Consider three realistic scenarios. First, a regional 3PL launches on a multi-tenant plan with unlimited users, priced by warehouse count and monthly order volume. Second, a national distributor starts in a shared environment but moves to a dedicated deployment after adding custom EDI integrations and stricter SLA requirements. Third, a consulting firm white-labels the platform for a niche cold-chain market, while the core provider manages hosting, upgrades, and security. In each case, scalability depends on having a portfolio model rather than a one-size-fits-all architecture.
Executive recommendations, future trends, ROI, and key takeaways
Executives planning a logistics ERP subscription platform should prioritize operating model clarity over feature expansion. Start with a standardized multi-tenant offer, but design the platform from day one to support dedicated deployments for higher-value accounts. Build pricing around business consumption and service levels, not only named users.
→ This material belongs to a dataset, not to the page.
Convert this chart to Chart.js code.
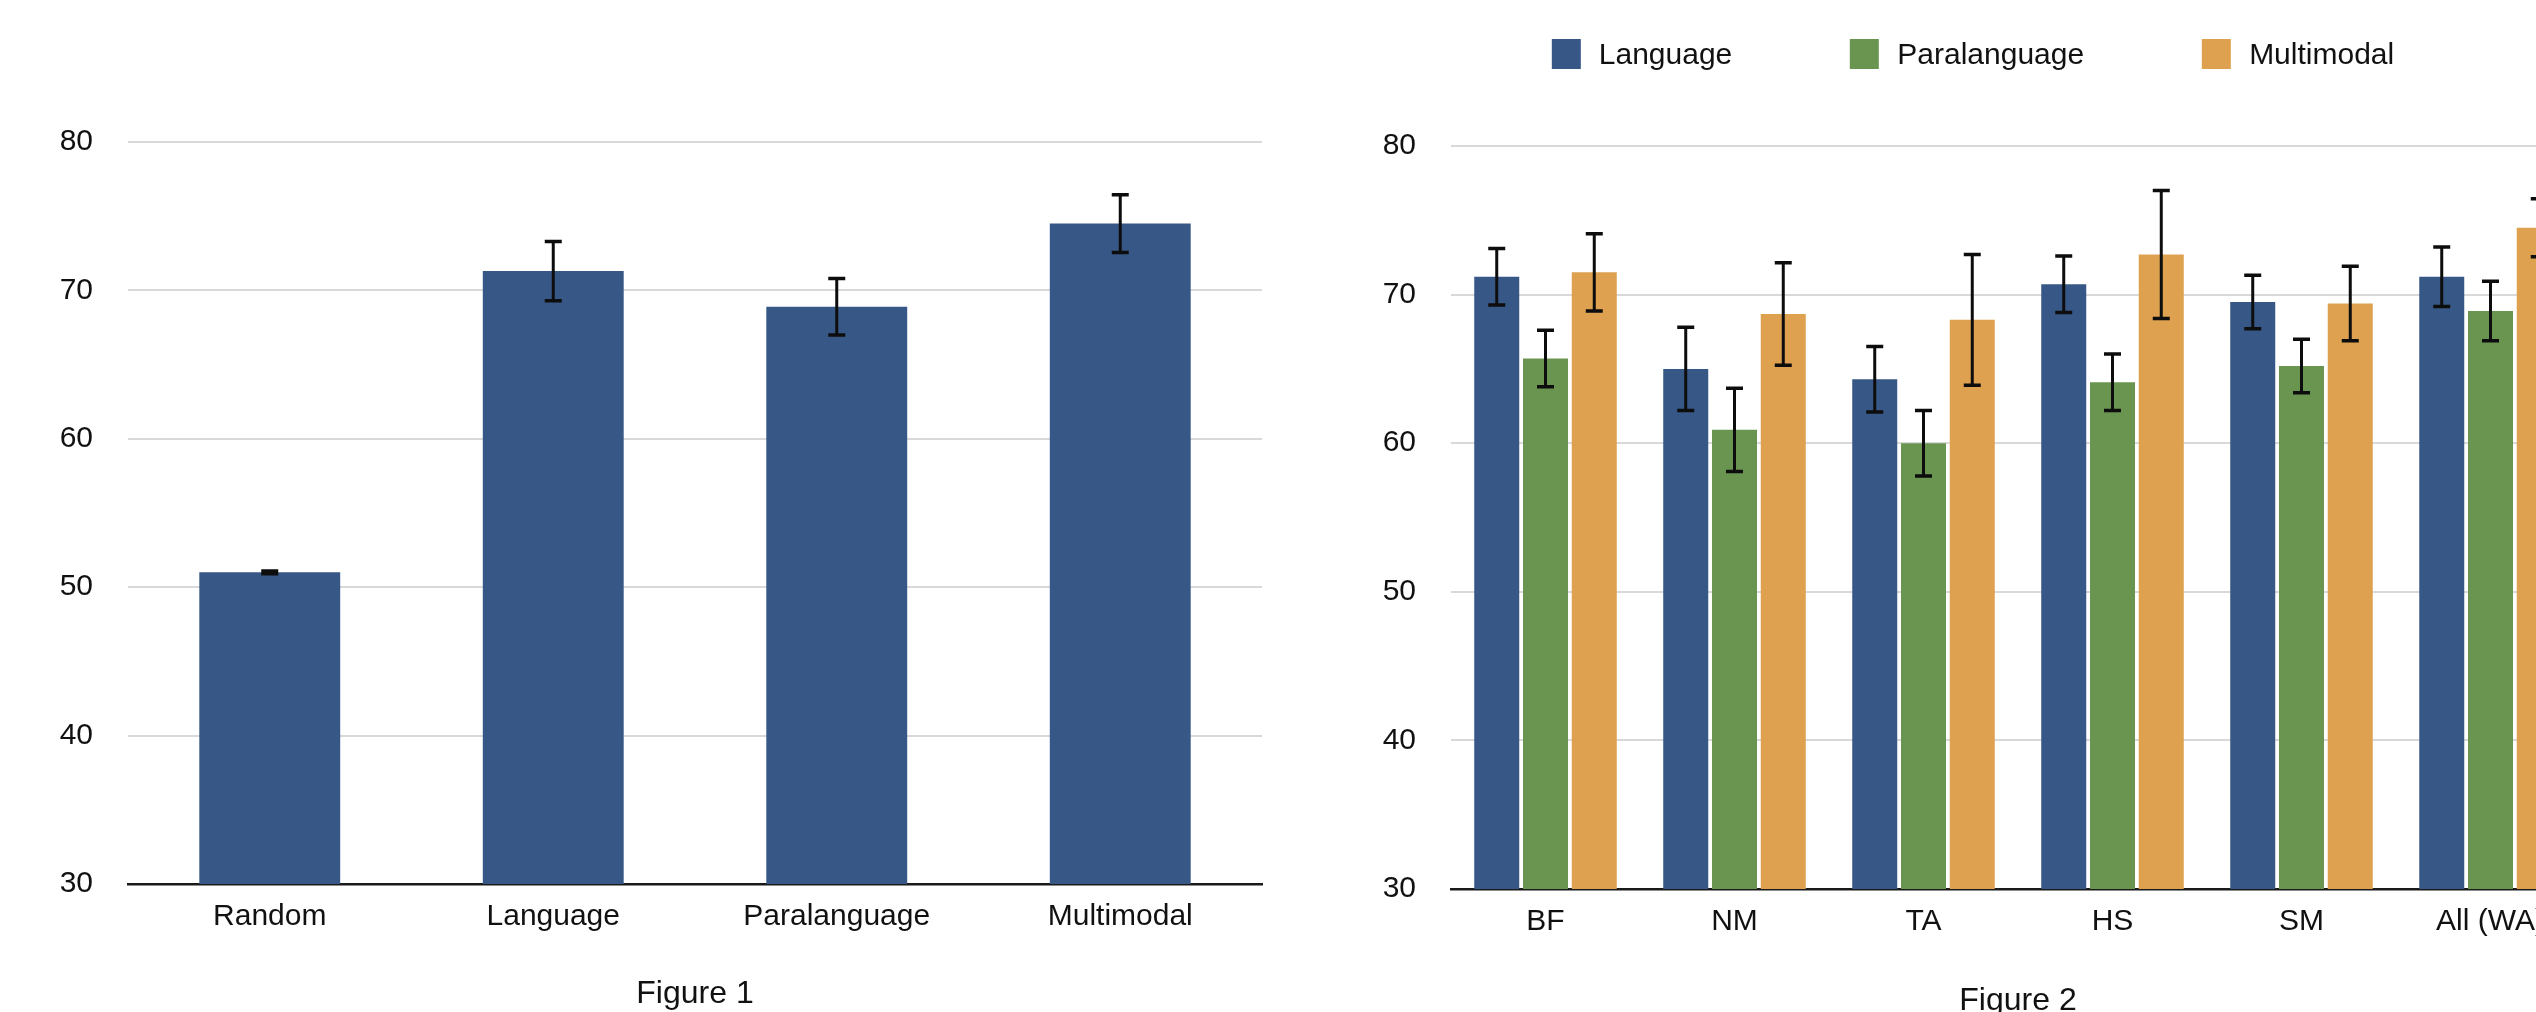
<!DOCTYPE html>
<html>
<head>
<meta charset="utf-8">
<title>Figures 1 and 2</title>
<script src="https://cdn.jsdelivr.net/npm/chart.js@4.4.1/dist/chart.umd.min.js"></script>
<style>
  html, body { margin: 0; padding: 0; background: #ffffff; }
  #page { position: relative; width: 2536px; height: 1012px; overflow: hidden; background: #ffffff; }
  #fig1 { position: absolute; left: 0; top: 0; }
  #fig2 { position: absolute; left: 1300px; top: 0; }
  #legend2 {
    position: absolute; top: 39px; left: 1973px; transform: translateX(-50%);
    display: flex; align-items: center; white-space: nowrap;
    font-family: "Liberation Sans", Arial, sans-serif; font-size: 30px; color: #111111;
  }
  #legend2 .item { display: flex; align-items: center; margin-right: 118px; }
  #legend2 .item:last-child { margin-right: 0; }
  #legend2 .swatch { width: 29px; height: 30px; margin-right: 18px; box-sizing: border-box; }
  #legend2 .label { line-height: 30px; }
</style>
</head>
<body>
<div id="page">
  <canvas id="fig1" width="1300" height="1012"></canvas>
  <canvas id="fig2" width="1285" height="1012"></canvas>
  <div id="legend2"></div>
</div>
<script>
// ---- Figure 1: overall accuracy per condition ----
const fig1Categories = ['Random', 'Language', 'Paralanguage', 'Multimodal'];
const fig1Values = [51.0, 71.3, 68.9, 74.5];
const fig1Errors = [0.1, 2.0, 1.9, 1.95];

// ---- Figure 2: accuracy per trait and modality ----
const fig2Categories = ['BF', 'NM', 'TA', 'HS', 'SM', 'All (WA)'];
const languageValues = [71.2, 65.0, 64.3, 70.7, 69.5, 71.2];
const languageErrors = [1.9, 2.8, 2.2, 1.9, 1.8, 2.0];
const paralanguageValues = [65.7, 60.9, 60.0, 64.1, 65.2, 68.9];
const paralanguageErrors = [1.9, 2.8, 2.2, 1.9, 1.8, 2.0];
const multimodalValues = [71.5, 68.7, 68.3, 72.7, 69.4, 74.5];
const multimodalErrors = [2.6, 3.45, 4.4, 4.3, 2.5, 1.95];

const yTicks = [30, 40, 50, 60, 70, 80];

const BLUE = 'rgb(55, 88, 134)';
const GREEN = 'rgb(106, 149, 80)';
const ORANGE = 'rgb(221, 161, 79)';

Chart.defaults.font.family = '"Liberation Sans", Arial, sans-serif';
Chart.defaults.color = '#111111';

// Draws mean ± error whiskers on top of every bar, using the chart's own y scale.
const errorBars = {
  id: 'errorBars',
  afterDatasetsDraw(chart, args, opts) {
    const ctx = chart.ctx;
    const y = chart.scales.y;
    chart.data.datasets.forEach((ds, i) => {
      const meta = chart.getDatasetMeta(i);
      if (meta.hidden || !ds.errors) return;
      meta.data.forEach((bar, j) => {
        const v = ds.data[j], e = ds.errors[j];
        const yTop = y.getPixelForValue(v + e);
        const yBot = y.getPixelForValue(v - e);
        const x = bar.x;
        const half = opts.capWidth / 2;
        ctx.save();
        ctx.strokeStyle = opts.color;
        ctx.lineCap = 'butt';
        ctx.lineWidth = opts.stemWidth;
        ctx.beginPath();
        ctx.moveTo(x, yTop);
        ctx.lineTo(x, yBot);
        ctx.stroke();
        ctx.lineWidth = opts.capThickness;
        ctx.beginPath();
        ctx.moveTo(x - half, yTop);
        ctx.lineTo(x + half, yTop);
        ctx.moveTo(x - half, yBot);
        ctx.lineTo(x + half, yBot);
        ctx.stroke();
        ctx.restore();
      });
    });
  }
};

// Builds the HTML legend for figure 2 from its datasets.
const htmlLegend = {
  id: 'htmlLegend',
  afterUpdate(chart, args, opts) {
    const box = document.getElementById(opts.containerID);
    if (!box) return;
    box.innerHTML = '';
    chart.data.datasets.forEach(ds => {
      const item = document.createElement('div');
      item.className = 'item';
      const sw = document.createElement('span');
      sw.className = 'swatch';
      sw.style.background = ds.backgroundColor;
      const lb = document.createElement('span');
      lb.className = 'label';
      lb.textContent = ds.label;
      item.appendChild(sw);
      item.appendChild(lb);
      box.appendChild(item);
    });
  }
};

function makeOptions(cfg) {
  return {
    responsive: false,
    animation: false,
    events: [],
    layout: { padding: { top: cfg.top, right: cfg.right, bottom: 0, left: 0 } },
    plugins: {
      legend: { display: false },
      tooltip: { enabled: false },
      title: { display: false },
      errorBars: { color: '#0d0d0d', stemWidth: 3, capThickness: 3.5, capWidth: 17 },
      htmlLegend: { containerID: cfg.legendID || null }
    },
    scales: {
      x: {
        grid: { display: false, drawTicks: false },
        border: { display: true, color: '#1a1a1a', width: 2.5 },
        ticks: { font: { size: 30 }, color: '#111111', padding: 15, maxRotation: 0, autoSkip: false },
        title: {
          display: true, text: cfg.title, color: '#111111',
          font: { size: 32 }, padding: { top: 0, bottom: cfg.titleBottom }
        },
        afterFit(scale) { scale.height = cfg.xHeight; }
      },
      y: {
        min: yTicks[0],
        max: yTicks[yTicks.length - 1],
        afterBuildTicks(scale) { scale.ticks = yTicks.map(v => ({ value: v })); },
        grid: { color: '#d9d9d9', lineWidth: 2, drawTicks: false },
        border: { display: false },
        ticks: { font: { size: 30 }, color: '#111111', padding: 35 },
        afterFit(scale) { scale.width = cfg.yWidth; }
      }
    }
  };
}

new Chart(document.getElementById('fig1'), {
  type: 'bar',
  data: {
    labels: fig1Categories,
    datasets: [{
      label: 'Accuracy',
      data: fig1Values,
      errors: fig1Errors,
      backgroundColor: BLUE,
      categoryPercentage: 1.0,
      barPercentage: 0.497
    }]
  },
  options: makeOptions({ top: 142, right: 38, yWidth: 128, xHeight: 128, title: 'Figure 1', titleBottom: -1 }),
  plugins: [errorBars]
});

new Chart(document.getElementById('fig2'), {
  type: 'bar',
  data: {
    labels: fig2Categories,
    datasets: [
      { label: 'Language', data: languageValues, errors: languageErrors, backgroundColor: BLUE,
        categoryPercentage: 0.774, barPercentage: 0.923 },
      { label: 'Paralanguage', data: paralanguageValues, errors: paralanguageErrors, backgroundColor: GREEN,
        categoryPercentage: 0.774, barPercentage: 0.923 },
      { label: 'Multimodal', data: multimodalValues, errors: multimodalErrors, backgroundColor: ORANGE,
        categoryPercentage: 0.774, barPercentage: 0.923 }
    ]
  },
  options: makeOptions({ top: 146, right: 0, yWidth: 151, xHeight: 123, title: 'Figure 2', titleBottom: -8, legendID: 'legend2' }),
  plugins: [errorBars, htmlLegend]
});
</script>
</body>
</html>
Invest early in managed hosting, observability, backup validation, and customer onboarding playbooks because these capabilities directly influence retention and gross margin.
Business ROI should be evaluated across both provider and customer dimensions. For the provider, the key metrics are cost to onboard, support effort per tenant, infrastructure efficiency, partner leverage, and expansion revenue. For the customer, ROI comes from faster process execution, lower manual coordination, improved billing accuracy, better inventory visibility, and reduced operational disruption. Future trends will likely include more usage-based ERP pricing, stronger demand for embedded OEM workflows, AI-assisted exception management, and greater buyer scrutiny of resilience, compliance, and service accountability.